The entire society still looks at the idea of ​​equality in rights and duties between the sexes as a clear infringement on men’s place. Religious jurists consider it to be a departure from the humans’ instinct that God created in them. They, of course, justify their thought with the usual and common defense, which is that God created the woman for procreation and reproduction, and that many physical and mental actions do not fit the nature of the soft, small-minded, winged woman who needs strength and manly authority in order to protect her, and thus having her submitted to men.

Therefore, there has been no change in the attitude of the social environment although there are very few who have continued to demand full equality and are still engaged in leading the struggle to its end.

The religions’ impact on the Patriarchy intrusion

Arab society has not achieved a complete transition from patriarchy which represents a continuous legacy that has moved to the modern system.
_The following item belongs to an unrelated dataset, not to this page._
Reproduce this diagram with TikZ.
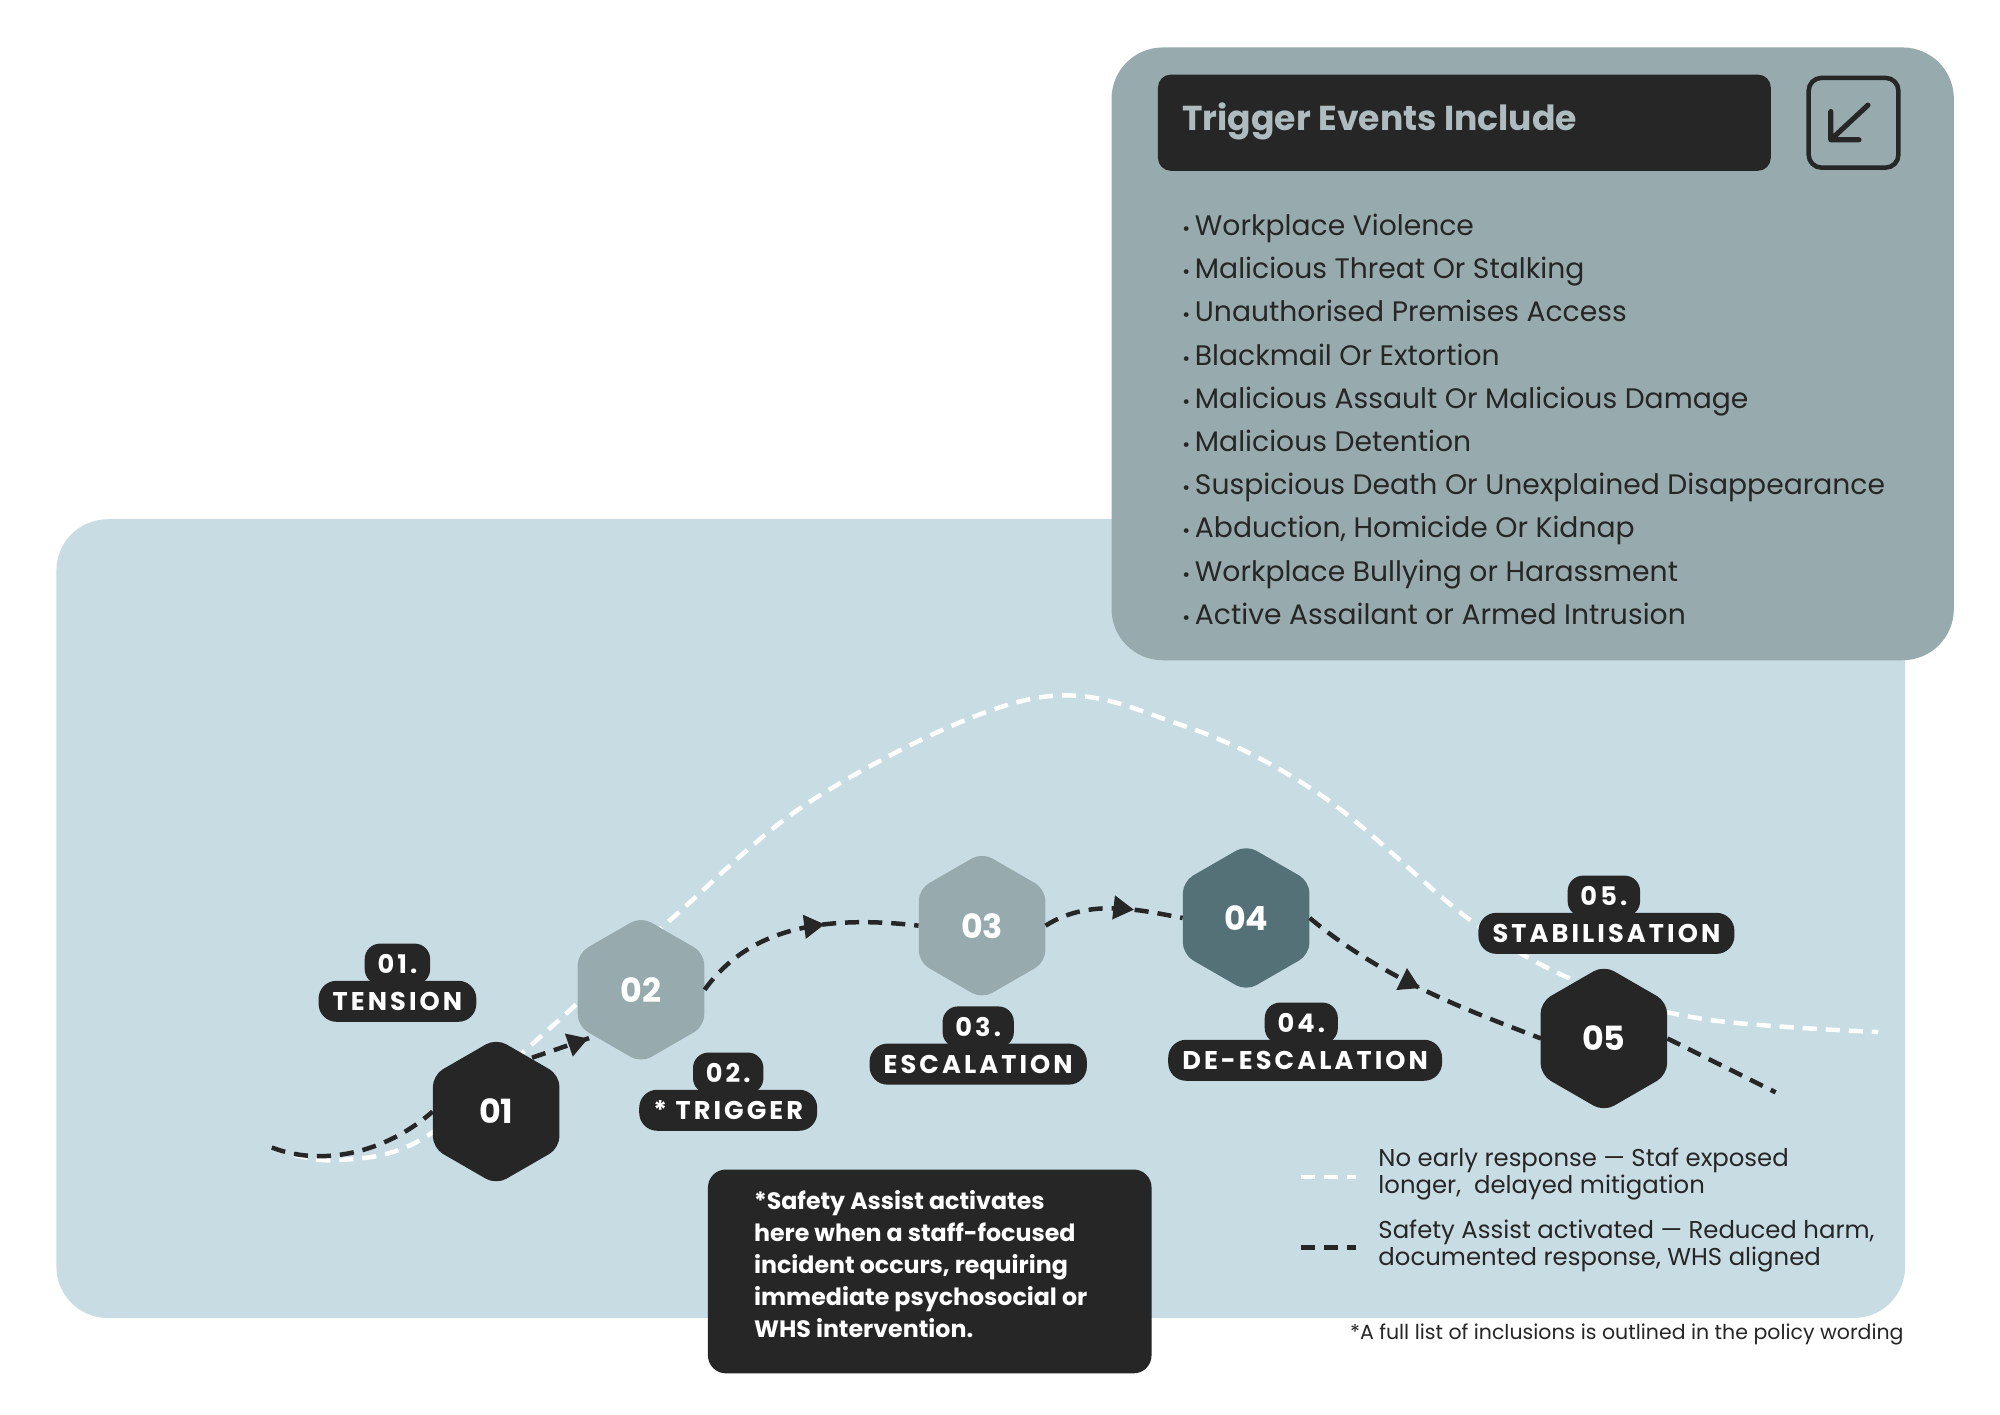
\documentclass[tikz,border=0pt]{standalone}
\usepackage{fontspec}
\setmainfont{Poppins}
\newfontfamily\lblfont[LetterSpace=12]{Poppins}
\usetikzlibrary{shapes.geometric,arrows.meta,decorations.markings}
\definecolor{bgblue}{HTML}{C8DCE4}
\definecolor{panel}{HTML}{97AAAE}
\definecolor{dark}{HTML}{262626}
\definecolor{teal}{HTML}{547178}
\definecolor{titlegrey}{HTML}{AEBCBF}
\tikzset{
 hexa/.style={regular polygon, regular polygon sides=6, shape border rotate=30, minimum size=114pt, inner sep=0pt, rounded corners=9pt, text=white, font=\fontsize{26}{30}\selectfont\bfseries},
 pill/.style={fill=dark, rounded corners=14pt, minimum height=32pt, inner xsep=11pt, inner ysep=0pt, text=white, font=\lblfont\fontsize{20}{24}\selectfont\bfseries},
 tabl/.style={fill=dark, rounded corners=12pt, minimum height=32pt, inner xsep=10pt, inner ysep=0pt, text=white, font=\lblfont\fontsize{20}{24}\selectfont\bfseries},
 whitedash/.style={white, line width=3.5pt, dash pattern=on 11pt off 7pt},
 darkdash/.style={dark, line width=3.5pt, dash pattern=on 11pt off 7pt},
 arrmid/.style={postaction={decorate}, decoration={markings, mark=at position #1 with {\arrow{Triangle[length=16pt,width=18pt]}}}},
 listitem/.style={anchor=base west, text=dark, font=\fontsize{22}{26}\selectfont, inner sep=0pt},
 legend/.style={anchor=west, align=left, text=dark, font=\fontsize{19}{21}\selectfont, inner sep=0pt},
}
\begin{document}
\begin{tikzpicture}[x=1pt,y=-1pt]
\useasboundingbox (0,0) rectangle (1560,1103);
\fill[white] (0,0) rectangle (1560,1103);
% backgrounds
\fill[bgblue, rounded corners=40pt] (44,405) rectangle (1486,1028);
\fill[panel, rounded corners=40pt] (867,37) rectangle (1524,515);
\node[fill=dark, rounded corners=10pt, minimum width=478pt, minimum height=75pt, anchor=north west, inner sep=0pt] (title) at (903,58) {};
\node[anchor=west, text=titlegrey, font=\fontsize{27}{32}\selectfont\bfseries, inner sep=0pt] (titletext) at (922,95) {Trigger Events Include};
\node[draw=dark, line width=3.5pt, rounded corners=10pt, minimum width=70pt, minimum height=70pt, anchor=north west, inner sep=0pt] (icon) at (1409,59) {};
\coordinate (ia) at (1457,82); \coordinate (ib) at (1428,109);
\draw[dark, line width=4pt, line cap=round, line join=round] (ia) -- (ib) -- ++(0,-22) (ib) -- ++(22,0);
% list
\foreach \t [count=\i] in {Workplace Violence, Malicious Threat Or Stalking, Unauthorised Premises Access, Blackmail Or Extortion, Malicious Assault Or Malicious Damage, Malicious Detention, Suspicious Death Or Unexplained Disappearance, {Abduction, Homicide Or Kidnap}, Workplace Bullying or Harassment, Active Assailant or Armed Intrusion}
 \node[listitem] (li\i) at (922,150+\i*33.7) {{\fontsize{15}{15}\selectfont•}\,\t};
% white curve
\draw[whitedash] plot[smooth, tension=0.6] coordinates {(212,895) (260,905) (330,888) (420,810) (520,720) (640,620) (805,545) (920,565) (1030,620) (1150,720) (1240,770) (1330,795) (1465,805)};
% hexagons
\node[hexa, fill=dark] (h1) at (387,867) {01};
\node[hexa, fill=panel] (h2) at (500,772) {02};
\node[hexa, fill=panel] (h3) at (766,722) {03};
\node[hexa, fill=teal] (h4) at (972,716) {04};
\node[hexa, fill=dark] (h5) at (1251,810) {05};
% dark curve
\coordinate (s) at (212,895); \coordinate (e) at (1385,852);
\draw[darkdash] (s) .. controls (250,910) and (300,900) .. (h1.west);
\draw[darkdash, arrmid=0.9] (415,825) -- (h2.south west);
\draw[darkdash, arrmid=0.6] (h2.east) .. controls (580,730) and (630,712) .. (h3.west);
\draw[darkdash, arrmid=0.65] (h3.east) .. controls (850,700) and (890,710) .. (h4.west);
\draw[darkdash, arrmid=0.5] (h4.east) .. controls (1080,765) and (1150,790) .. (1202,810);
\draw[darkdash] (h5.east) -- (e);
% labels
\node[tabl] (t1) at (310,752) {01.}; \node[pill] (p1) at (310,781) {TENSION};
\node[tabl] (t2) at (568,837) {02.}; \node[pill] (p2) at (568,866) {* TRIGGER};
\node[tabl] (t3) at (763,801) {03.}; \node[pill] (p3) at (763,830) {ESCALATION};
\node[tabl] (t4) at (1015,798) {04.}; \node[pill] (p4) at (1018,827) {DE-ESCALATION};
\node[tabl] (t5) at (1251,699) {05.}; \node[pill] (p5) at (1253,728) {STABILISATION};
% note
\node[fill=dark, rounded corners=14pt, minimum width=346pt, minimum height=159pt, anchor=north west, inner sep=0pt] (note) at (552,912) {};
\node[anchor=north west, align=left, text=white, font=\fontsize{18.5}{25}\selectfont\bfseries, inner sep=0pt] (notetext) at (588,928) {*Safety Assist activates\\here when a staff-focused\\incident occurs, requiring\\immediate psychosocial or\\WHS intervention.};
% legend
\coordinate (l1a) at (1015,918); \coordinate (l1b) at (1058,918);
\draw[whitedash] (l1a) -- (l1b);
\node[legend] (lt1) at (1075,916) {No early response — Staf exposed\\longer,\ \ delayed mitigation};
\coordinate (l2a) at (1015,973); \coordinate (l2b) at (1058,973);
\draw[darkdash] (l2a) -- (l2b);
\node[legend] (lt2) at (1075,972) {Safety Assist activated — Reduced harm,\\documented response, WHS aligned};
\node[anchor=east, text=dark, font=\fontsize{16}{19}\selectfont, inner sep=0pt] (foot) at (1485,1041) {*A full list of inclusions is outlined in the policy wording};
\end{tikzpicture}
\end{document}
The Arab society has remained stuck between a patriarchal system and a civil system, forming a hybrid system that did not abandon its patriarchal characteristics.

Perhaps the real problem of patriarchy does not lie in religion per se, but rather in insisting that religion must be the only source governing transactions, and assuming that any deviation from the religion’s provisions in personal status laws that regulate the family is a departure from religion.

Still, it needs to be said that religion may not bear the full responsibility for establishing the rules of patriarchy in the Arab society, however, it had the greatest impact on making these normative rules have full control over society in its various sectors and fields.

In order to remove the suspicion and abolish the connection between religion and patriarchy, it is necessary to establish a positive law corresponding to the requirements of the new era. In this law, personal status and family affairs are regulated civilly, while the matters of worship are left to be practiced by individuals according to what suits them, each according to his religion.